START

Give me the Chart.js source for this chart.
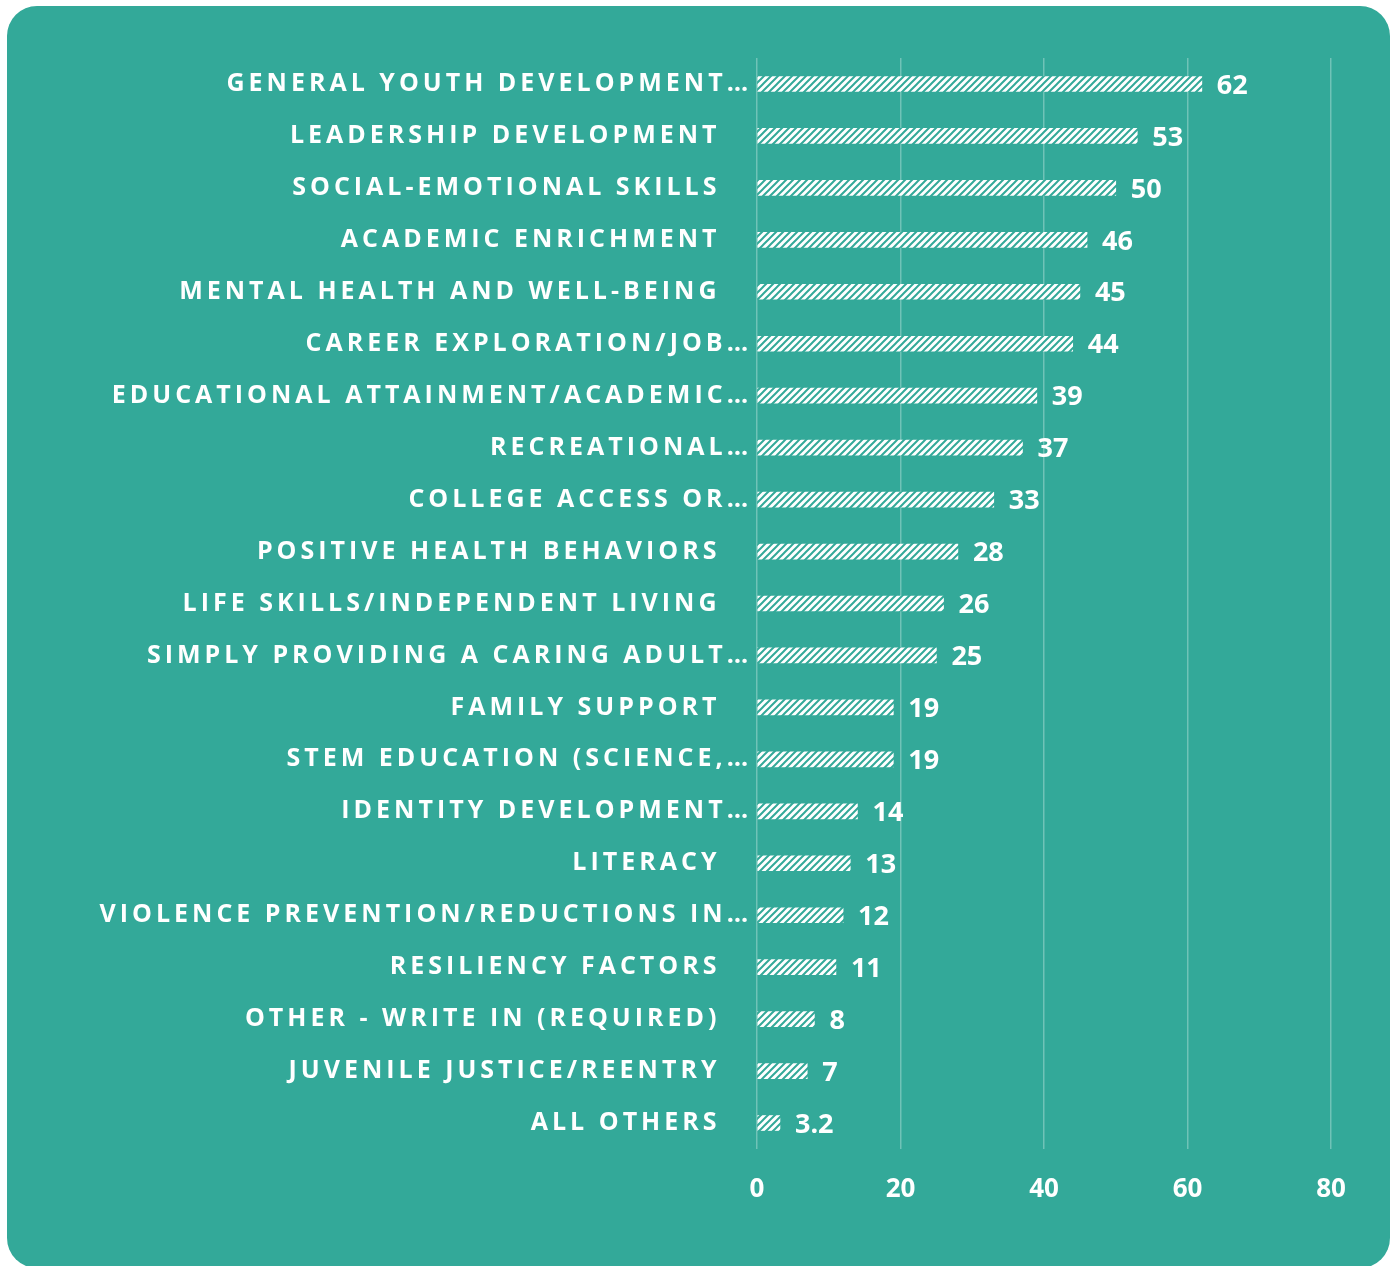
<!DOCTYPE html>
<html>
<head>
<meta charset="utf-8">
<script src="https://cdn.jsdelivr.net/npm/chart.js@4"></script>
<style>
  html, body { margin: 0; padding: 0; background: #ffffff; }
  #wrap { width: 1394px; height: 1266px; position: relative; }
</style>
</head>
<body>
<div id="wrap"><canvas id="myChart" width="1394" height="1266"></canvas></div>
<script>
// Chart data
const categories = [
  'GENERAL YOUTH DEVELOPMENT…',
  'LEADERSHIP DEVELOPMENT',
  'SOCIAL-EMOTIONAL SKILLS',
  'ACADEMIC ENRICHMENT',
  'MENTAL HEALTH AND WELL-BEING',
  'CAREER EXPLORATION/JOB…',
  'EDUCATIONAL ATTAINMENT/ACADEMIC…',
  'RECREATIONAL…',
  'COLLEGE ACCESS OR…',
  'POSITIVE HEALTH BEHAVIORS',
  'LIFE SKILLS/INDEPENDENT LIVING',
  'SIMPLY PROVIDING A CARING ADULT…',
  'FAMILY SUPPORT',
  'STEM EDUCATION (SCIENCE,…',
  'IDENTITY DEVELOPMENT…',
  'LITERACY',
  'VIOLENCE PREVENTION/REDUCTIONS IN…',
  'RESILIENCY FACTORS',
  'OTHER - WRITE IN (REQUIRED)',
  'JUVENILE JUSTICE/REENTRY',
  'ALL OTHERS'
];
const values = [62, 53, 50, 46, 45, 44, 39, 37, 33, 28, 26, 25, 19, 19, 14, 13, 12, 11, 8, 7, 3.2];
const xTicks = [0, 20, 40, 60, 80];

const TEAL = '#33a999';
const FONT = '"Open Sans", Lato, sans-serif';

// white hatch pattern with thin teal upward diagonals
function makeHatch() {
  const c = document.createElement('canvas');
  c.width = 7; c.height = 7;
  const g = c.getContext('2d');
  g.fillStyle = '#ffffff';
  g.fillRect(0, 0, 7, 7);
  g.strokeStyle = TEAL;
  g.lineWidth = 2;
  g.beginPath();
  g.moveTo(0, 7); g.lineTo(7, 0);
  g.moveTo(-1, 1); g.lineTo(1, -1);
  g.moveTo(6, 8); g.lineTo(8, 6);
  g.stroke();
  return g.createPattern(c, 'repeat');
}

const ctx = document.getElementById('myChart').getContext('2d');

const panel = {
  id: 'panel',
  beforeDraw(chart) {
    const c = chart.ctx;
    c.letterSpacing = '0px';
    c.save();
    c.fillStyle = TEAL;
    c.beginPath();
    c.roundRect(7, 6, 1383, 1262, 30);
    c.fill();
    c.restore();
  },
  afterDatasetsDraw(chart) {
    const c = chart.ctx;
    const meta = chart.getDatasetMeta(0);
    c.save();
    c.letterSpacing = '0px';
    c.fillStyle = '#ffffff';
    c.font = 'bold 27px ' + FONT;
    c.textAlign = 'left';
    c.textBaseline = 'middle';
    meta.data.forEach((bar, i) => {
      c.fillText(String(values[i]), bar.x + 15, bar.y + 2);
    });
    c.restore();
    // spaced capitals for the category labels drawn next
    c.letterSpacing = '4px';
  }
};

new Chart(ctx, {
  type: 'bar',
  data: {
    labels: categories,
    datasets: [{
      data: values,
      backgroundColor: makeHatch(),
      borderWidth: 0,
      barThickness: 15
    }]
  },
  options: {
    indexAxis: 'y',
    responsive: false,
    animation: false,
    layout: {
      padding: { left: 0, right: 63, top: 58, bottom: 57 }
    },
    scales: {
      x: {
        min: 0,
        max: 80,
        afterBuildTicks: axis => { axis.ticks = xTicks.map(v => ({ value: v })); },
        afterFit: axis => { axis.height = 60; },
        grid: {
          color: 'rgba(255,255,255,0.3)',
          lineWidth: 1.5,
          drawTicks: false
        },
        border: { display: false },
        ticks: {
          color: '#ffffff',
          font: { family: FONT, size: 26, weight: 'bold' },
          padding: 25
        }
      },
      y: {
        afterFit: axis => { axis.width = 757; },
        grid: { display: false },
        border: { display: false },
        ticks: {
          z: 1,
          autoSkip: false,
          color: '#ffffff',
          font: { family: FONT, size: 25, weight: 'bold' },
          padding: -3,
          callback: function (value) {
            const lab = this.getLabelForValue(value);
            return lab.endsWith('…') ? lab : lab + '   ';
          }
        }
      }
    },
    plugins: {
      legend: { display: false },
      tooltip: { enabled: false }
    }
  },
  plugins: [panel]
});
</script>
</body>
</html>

END

▸ **WHAT NEEDS TO BE DONE**
Copy out all of the data word for word. Do not carry over any picture.

▸ **EXPECTED OUTPUT**
Give me the Chart.js source for this chart.
<!DOCTYPE html>
<html>
<head>
<meta charset="utf-8">
<script src="https://cdn.jsdelivr.net/npm/chart.js@4"></script>
<style>
  html, body { margin: 0; padding: 0; background: #ffffff; }
  #wrap { width: 1394px; height: 1266px; position: relative; }
</style>
</head>
<body>
<div id="wrap"><canvas id="myChart" width="1394" height="1266"></canvas></div>
<script>
// Chart data
const categories = [
  'GENERAL YOUTH DEVELOPMENT…',
  'LEADERSHIP DEVELOPMENT',
  'SOCIAL-EMOTIONAL SKILLS',
  'ACADEMIC ENRICHMENT',
  'MENTAL HEALTH AND WELL-BEING',
  'CAREER EXPLORATION/JOB…',
  'EDUCATIONAL ATTAINMENT/ACADEMIC…',
  'RECREATIONAL…',
  'COLLEGE ACCESS OR…',
  'POSITIVE HEALTH BEHAVIORS',
  'LIFE SKILLS/INDEPENDENT LIVING',
  'SIMPLY PROVIDING A CARING ADULT…',
  'FAMILY SUPPORT',
  'STEM EDUCATION (SCIENCE,…',
  'IDENTITY DEVELOPMENT…',
  'LITERACY',
  'VIOLENCE PREVENTION/REDUCTIONS IN…',
  'RESILIENCY FACTORS',
  'OTHER - WRITE IN (REQUIRED)',
  'JUVENILE JUSTICE/REENTRY',
  'ALL OTHERS'
];
const values = [62, 53, 50, 46, 45, 44, 39, 37, 33, 28, 26, 25, 19, 19, 14, 13, 12, 11, 8, 7, 3.2];
const xTicks = [0, 20, 40, 60, 80];

const TEAL = '#33a999';
const FONT = '"Open Sans", Lato, sans-serif';

// white hatch pattern with thin teal upward diagonals
function makeHatch() {
  const c = document.createElement('canvas');
  c.width = 7; c.height = 7;
  const g = c.getContext('2d');
  g.fillStyle = '#ffffff';
  g.fillRect(0, 0, 7, 7);
  g.strokeStyle = TEAL;
  g.lineWidth = 2;
  g.beginPath();
  g.moveTo(0, 7); g.lineTo(7, 0);
  g.moveTo(-1, 1); g.lineTo(1, -1);
  g.moveTo(6, 8); g.lineTo(8, 6);
  g.stroke();
  return g.createPattern(c, 'repeat');
}

const ctx = document.getElementById('myChart').getContext('2d');

const panel = {
  id: 'panel',
  beforeDraw(chart) {
    const c = chart.ctx;
    c.letterSpacing = '0px';
    c.save();
    c.fillStyle = TEAL;
    c.beginPath();
    c.roundRect(7, 6, 1383, 1262, 30);
    c.fill();
    c.restore();
  },
  afterDatasetsDraw(chart) {
    const c = chart.ctx;
    const meta = chart.getDatasetMeta(0);
    c.save();
    c.letterSpacing = '0px';
    c.fillStyle = '#ffffff';
    c.font = 'bold 27px ' + FONT;
    c.textAlign = 'left';
    c.textBaseline = 'middle';
    meta.data.forEach((bar, i) => {
      c.fillText(String(values[i]), bar.x + 15, bar.y + 2);
    });
    c.restore();
    // spaced capitals for the category labels drawn next
    c.letterSpacing = '4px';
  }
};

new Chart(ctx, {
  type: 'bar',
  data: {
    labels: categories,
    datasets: [{
      data: values,
      backgroundColor: makeHatch(),
      borderWidth: 0,
      barThickness: 15
    }]
  },
  options: {
    indexAxis: 'y',
    responsive: false,
    animation: false,
    layout: {
      padding: { left: 0, right: 63, top: 58, bottom: 57 }
    },
    scales: {
      x: {
        min: 0,
        max: 80,
        afterBuildTicks: axis => { axis.ticks = xTicks.map(v => ({ value: v })); },
        afterFit: axis => { axis.height = 60; },
        grid: {
          color: 'rgba(255,255,255,0.3)',
          lineWidth: 1.5,
          drawTicks: false
        },
        border: { display: false },
        ticks: {
          color: '#ffffff',
          font: { family: FONT, size: 26, weight: 'bold' },
          padding: 25
        }
      },
      y: {
        afterFit: axis => { axis.width = 757; },
        grid: { display: false },
        border: { display: false },
        ticks: {
          z: 1,
          autoSkip: false,
          color: '#ffffff',
          font: { family: FONT, size: 25, weight: 'bold' },
          padding: -3,
          callback: function (value) {
            const lab = this.getLabelForValue(value);
            return lab.endsWith('…') ? lab : lab + '   ';
          }
        }
      }
    },
    plugins: {
      legend: { display: false },
      tooltip: { enabled: false }
    }
  },
  plugins: [panel]
});
</script>
</body>
</html>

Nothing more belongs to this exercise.